Using the material below, print a verbatim copy of every line from the one containing "Convert this chart" through the one containing "Chart.register(...registerables);", inclusive, and omit the pictures.

[Dataset excerpt]
----------------

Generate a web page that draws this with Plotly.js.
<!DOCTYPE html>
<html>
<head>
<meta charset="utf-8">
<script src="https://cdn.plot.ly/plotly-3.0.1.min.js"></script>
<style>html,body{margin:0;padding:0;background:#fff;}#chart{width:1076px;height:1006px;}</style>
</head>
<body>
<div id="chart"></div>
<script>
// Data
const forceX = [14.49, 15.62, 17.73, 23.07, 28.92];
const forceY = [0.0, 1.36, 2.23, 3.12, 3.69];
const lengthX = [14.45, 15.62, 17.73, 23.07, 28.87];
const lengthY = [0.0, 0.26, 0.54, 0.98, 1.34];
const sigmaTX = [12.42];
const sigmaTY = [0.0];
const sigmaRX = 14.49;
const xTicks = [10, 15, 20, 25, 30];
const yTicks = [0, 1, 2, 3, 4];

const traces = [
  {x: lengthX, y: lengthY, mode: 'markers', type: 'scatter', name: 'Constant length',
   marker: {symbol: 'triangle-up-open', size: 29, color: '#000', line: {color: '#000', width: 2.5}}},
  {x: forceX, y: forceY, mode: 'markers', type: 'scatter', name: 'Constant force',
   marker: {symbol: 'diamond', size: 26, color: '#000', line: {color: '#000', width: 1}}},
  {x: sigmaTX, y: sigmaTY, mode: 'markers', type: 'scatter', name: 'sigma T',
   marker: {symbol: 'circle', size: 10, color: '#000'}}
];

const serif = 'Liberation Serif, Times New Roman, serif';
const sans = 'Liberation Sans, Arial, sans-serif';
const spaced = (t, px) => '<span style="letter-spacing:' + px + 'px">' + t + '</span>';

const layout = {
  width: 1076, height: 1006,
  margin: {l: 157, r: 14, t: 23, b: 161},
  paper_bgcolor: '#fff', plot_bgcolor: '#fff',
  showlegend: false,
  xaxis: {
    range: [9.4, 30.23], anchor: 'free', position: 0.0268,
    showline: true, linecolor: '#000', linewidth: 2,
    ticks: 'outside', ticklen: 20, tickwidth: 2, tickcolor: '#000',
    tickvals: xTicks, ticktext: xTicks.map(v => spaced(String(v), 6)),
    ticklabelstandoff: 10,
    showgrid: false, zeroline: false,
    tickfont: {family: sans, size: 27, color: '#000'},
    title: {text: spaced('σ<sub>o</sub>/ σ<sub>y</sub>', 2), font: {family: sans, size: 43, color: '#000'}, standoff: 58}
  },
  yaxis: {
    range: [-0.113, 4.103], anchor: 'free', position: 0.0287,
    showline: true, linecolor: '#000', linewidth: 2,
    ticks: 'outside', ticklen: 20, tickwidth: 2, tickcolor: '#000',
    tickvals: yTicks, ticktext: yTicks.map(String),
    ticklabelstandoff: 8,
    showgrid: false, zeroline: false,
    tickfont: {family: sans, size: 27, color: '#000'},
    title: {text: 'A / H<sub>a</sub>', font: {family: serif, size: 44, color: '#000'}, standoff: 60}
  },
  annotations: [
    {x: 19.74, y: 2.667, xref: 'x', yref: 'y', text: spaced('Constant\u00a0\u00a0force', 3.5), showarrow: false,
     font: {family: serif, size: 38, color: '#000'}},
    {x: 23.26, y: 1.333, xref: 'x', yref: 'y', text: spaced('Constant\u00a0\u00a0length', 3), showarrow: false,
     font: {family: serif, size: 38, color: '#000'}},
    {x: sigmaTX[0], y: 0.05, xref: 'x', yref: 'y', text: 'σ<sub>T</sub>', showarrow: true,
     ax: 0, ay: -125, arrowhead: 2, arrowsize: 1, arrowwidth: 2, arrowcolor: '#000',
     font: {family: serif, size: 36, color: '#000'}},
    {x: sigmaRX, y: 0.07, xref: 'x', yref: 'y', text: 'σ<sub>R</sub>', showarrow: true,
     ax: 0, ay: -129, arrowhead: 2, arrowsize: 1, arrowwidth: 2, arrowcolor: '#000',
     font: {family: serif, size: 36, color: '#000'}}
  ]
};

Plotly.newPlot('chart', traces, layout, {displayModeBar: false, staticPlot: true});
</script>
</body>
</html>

----------------

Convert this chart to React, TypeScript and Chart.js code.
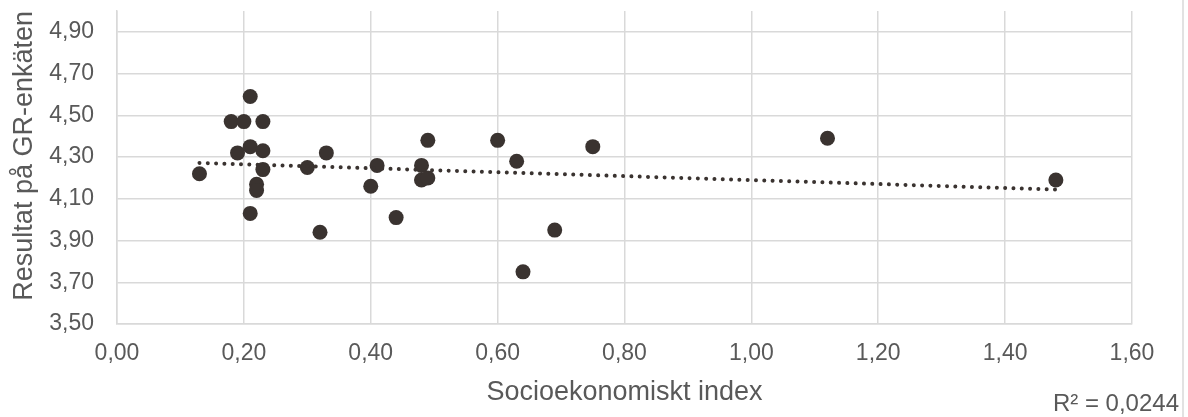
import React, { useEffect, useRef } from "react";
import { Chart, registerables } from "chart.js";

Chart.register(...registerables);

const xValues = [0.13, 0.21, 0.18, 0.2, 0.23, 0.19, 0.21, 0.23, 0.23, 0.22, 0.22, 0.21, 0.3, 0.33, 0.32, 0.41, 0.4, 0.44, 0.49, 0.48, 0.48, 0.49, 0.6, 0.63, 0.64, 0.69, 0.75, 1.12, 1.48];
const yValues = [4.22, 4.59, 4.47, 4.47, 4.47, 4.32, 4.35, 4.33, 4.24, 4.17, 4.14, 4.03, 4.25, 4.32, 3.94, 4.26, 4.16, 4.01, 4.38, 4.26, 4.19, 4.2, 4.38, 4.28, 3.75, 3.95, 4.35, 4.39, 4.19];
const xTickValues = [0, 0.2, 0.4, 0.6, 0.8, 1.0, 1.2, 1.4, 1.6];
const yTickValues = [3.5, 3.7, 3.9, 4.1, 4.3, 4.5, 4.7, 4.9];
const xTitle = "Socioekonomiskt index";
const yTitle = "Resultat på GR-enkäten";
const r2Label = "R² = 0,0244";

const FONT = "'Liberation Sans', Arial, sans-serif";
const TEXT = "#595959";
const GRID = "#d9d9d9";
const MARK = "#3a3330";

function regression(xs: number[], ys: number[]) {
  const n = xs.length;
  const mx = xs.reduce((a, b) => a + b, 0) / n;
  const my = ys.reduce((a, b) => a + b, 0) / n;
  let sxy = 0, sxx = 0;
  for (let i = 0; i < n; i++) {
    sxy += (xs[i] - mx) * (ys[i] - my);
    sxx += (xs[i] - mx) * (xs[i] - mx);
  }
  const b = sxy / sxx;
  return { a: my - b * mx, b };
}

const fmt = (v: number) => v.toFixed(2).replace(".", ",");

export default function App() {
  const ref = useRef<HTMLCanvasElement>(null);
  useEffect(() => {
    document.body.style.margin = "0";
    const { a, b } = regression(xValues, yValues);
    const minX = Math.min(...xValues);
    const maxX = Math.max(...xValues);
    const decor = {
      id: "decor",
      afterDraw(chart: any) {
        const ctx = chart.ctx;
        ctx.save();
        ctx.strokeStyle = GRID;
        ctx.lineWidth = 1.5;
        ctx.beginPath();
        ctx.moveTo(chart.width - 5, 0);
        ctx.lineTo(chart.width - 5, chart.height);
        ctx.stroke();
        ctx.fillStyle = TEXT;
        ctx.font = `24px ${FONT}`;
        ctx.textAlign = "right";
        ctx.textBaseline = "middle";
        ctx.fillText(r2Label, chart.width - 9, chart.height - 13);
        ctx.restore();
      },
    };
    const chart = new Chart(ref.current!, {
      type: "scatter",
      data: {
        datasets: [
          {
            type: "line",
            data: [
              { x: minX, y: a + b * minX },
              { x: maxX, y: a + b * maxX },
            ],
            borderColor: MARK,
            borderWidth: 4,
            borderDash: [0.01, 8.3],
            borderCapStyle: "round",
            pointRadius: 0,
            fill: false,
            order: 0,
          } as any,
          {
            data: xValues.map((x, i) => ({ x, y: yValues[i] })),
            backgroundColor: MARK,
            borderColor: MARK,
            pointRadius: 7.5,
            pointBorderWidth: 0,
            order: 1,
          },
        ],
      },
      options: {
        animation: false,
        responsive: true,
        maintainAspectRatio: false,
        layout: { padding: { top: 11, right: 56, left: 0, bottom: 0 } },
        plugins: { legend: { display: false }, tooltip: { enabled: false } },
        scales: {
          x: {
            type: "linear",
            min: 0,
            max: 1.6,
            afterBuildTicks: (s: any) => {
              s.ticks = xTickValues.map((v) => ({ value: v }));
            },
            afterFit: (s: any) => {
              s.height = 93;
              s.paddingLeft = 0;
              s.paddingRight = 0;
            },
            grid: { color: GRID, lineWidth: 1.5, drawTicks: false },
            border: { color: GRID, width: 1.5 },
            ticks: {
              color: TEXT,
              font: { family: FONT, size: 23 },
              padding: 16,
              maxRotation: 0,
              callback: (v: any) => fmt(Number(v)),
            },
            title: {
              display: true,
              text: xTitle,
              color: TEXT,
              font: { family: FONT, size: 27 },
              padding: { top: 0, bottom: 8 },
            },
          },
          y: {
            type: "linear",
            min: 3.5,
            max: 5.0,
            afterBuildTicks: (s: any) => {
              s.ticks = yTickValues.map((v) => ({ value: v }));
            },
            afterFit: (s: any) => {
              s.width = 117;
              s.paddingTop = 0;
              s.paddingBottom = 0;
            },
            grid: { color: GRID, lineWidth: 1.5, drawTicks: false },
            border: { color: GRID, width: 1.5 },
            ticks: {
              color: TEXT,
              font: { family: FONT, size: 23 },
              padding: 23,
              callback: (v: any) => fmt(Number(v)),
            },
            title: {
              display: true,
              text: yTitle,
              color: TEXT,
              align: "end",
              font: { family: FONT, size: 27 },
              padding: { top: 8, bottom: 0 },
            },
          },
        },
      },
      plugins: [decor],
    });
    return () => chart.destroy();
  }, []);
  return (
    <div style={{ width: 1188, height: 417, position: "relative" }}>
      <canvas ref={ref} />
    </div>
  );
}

----------------

## Solution to the problem
Convert this chart to React, TypeScript and Chart.js code.
import React, { useEffect, useRef } from "react";
import { Chart, registerables } from "chart.js";

Chart.register(...registerables);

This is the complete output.